## GOAL OF THE EXERCISE
Leaving the pictures aside, transcribe every line below exactly.

## RAW DATA
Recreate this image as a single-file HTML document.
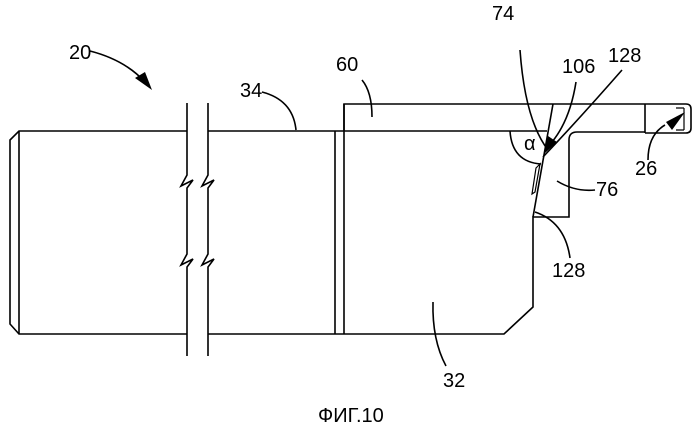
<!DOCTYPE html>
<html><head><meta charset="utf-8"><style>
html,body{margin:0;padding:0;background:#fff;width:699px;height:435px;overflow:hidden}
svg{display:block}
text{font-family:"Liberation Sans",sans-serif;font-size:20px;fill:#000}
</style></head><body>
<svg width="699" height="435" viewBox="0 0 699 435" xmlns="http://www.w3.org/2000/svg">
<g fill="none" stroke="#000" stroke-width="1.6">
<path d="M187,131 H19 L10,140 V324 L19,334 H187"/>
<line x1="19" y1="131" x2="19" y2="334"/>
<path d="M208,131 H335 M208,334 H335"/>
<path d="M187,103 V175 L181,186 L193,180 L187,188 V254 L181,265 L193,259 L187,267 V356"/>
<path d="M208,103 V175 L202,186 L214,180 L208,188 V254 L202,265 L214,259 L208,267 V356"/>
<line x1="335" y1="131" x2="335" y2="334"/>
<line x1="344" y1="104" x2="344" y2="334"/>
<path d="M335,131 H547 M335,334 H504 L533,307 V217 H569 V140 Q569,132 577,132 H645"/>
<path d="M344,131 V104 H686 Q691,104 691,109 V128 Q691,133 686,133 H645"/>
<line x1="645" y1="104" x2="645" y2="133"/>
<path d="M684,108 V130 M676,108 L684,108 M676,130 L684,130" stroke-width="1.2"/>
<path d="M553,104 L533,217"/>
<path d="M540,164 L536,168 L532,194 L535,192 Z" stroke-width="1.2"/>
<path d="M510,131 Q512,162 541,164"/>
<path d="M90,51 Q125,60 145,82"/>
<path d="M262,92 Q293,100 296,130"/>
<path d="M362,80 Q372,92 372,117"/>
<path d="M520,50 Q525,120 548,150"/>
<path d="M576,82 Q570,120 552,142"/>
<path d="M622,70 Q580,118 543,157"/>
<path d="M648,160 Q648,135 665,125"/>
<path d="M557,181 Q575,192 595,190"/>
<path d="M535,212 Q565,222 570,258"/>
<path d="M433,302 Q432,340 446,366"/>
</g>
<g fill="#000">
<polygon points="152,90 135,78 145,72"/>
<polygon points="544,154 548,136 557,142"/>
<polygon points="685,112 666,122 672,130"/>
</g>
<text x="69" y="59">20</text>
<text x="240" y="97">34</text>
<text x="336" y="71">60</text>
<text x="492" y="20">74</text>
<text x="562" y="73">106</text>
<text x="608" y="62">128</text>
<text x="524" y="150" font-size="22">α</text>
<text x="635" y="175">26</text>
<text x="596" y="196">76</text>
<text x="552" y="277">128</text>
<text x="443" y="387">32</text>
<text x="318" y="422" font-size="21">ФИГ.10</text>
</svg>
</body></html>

## FINISHED EXERCISE
Recreate this image as a single-file HTML document.
<!DOCTYPE html>
<html><head><meta charset="utf-8"><style>
html,body{margin:0;padding:0;background:#fff;width:699px;height:435px;overflow:hidden}
svg{display:block}
text{font-family:"Liberation Sans",sans-serif;font-size:20px;fill:#000}
</style></head><body>
<svg width="699" height="435" viewBox="0 0 699 435" xmlns="http://www.w3.org/2000/svg">
<g fill="none" stroke="#000" stroke-width="1.6">
<path d="M187,131 H19 L10,140 V324 L19,334 H187"/>
<line x1="19" y1="131" x2="19" y2="334"/>
<path d="M208,131 H335 M208,334 H335"/>
<path d="M187,103 V175 L181,186 L193,180 L187,188 V254 L181,265 L193,259 L187,267 V356"/>
<path d="M208,103 V175 L202,186 L214,180 L208,188 V254 L202,265 L214,259 L208,267 V356"/>
<line x1="335" y1="131" x2="335" y2="334"/>
<line x1="344" y1="104" x2="344" y2="334"/>
<path d="M335,131 H547 M335,334 H504 L533,307 V217 H569 V140 Q569,132 577,132 H645"/>
<path d="M344,131 V104 H686 Q691,104 691,109 V128 Q691,133 686,133 H645"/>
<line x1="645" y1="104" x2="645" y2="133"/>
<path d="M684,108 V130 M676,108 L684,108 M676,130 L684,130" stroke-width="1.2"/>
<path d="M553,104 L533,217"/>
<path d="M540,164 L536,168 L532,194 L535,192 Z" stroke-width="1.2"/>
<path d="M510,131 Q512,162 541,164"/>
<path d="M90,51 Q125,60 145,82"/>
<path d="M262,92 Q293,100 296,130"/>
<path d="M362,80 Q372,92 372,117"/>
<path d="M520,50 Q525,120 548,150"/>
<path d="M576,82 Q570,120 552,142"/>
<path d="M622,70 Q580,118 543,157"/>
<path d="M648,160 Q648,135 665,125"/>
<path d="M557,181 Q575,192 595,190"/>
<path d="M535,212 Q565,222 570,258"/>
<path d="M433,302 Q432,340 446,366"/>
</g>
<g fill="#000">
<polygon points="152,90 135,78 145,72"/>
<polygon points="544,154 548,136 557,142"/>
<polygon points="685,112 666,122 672,130"/>
</g>
<text x="69" y="59">20</text>
<text x="240" y="97">34</text>
<text x="336" y="71">60</text>
<text x="492" y="20">74</text>
<text x="562" y="73">106</text>
<text x="608" y="62">128</text>
<text x="524" y="150" font-size="22">α</text>
<text x="635" y="175">26</text>
<text x="596" y="196">76</text>
<text x="552" y="277">128</text>
<text x="443" y="387">32</text>
<text x="318" y="422" font-size="21">ФИГ.10</text>
</svg>
</body></html>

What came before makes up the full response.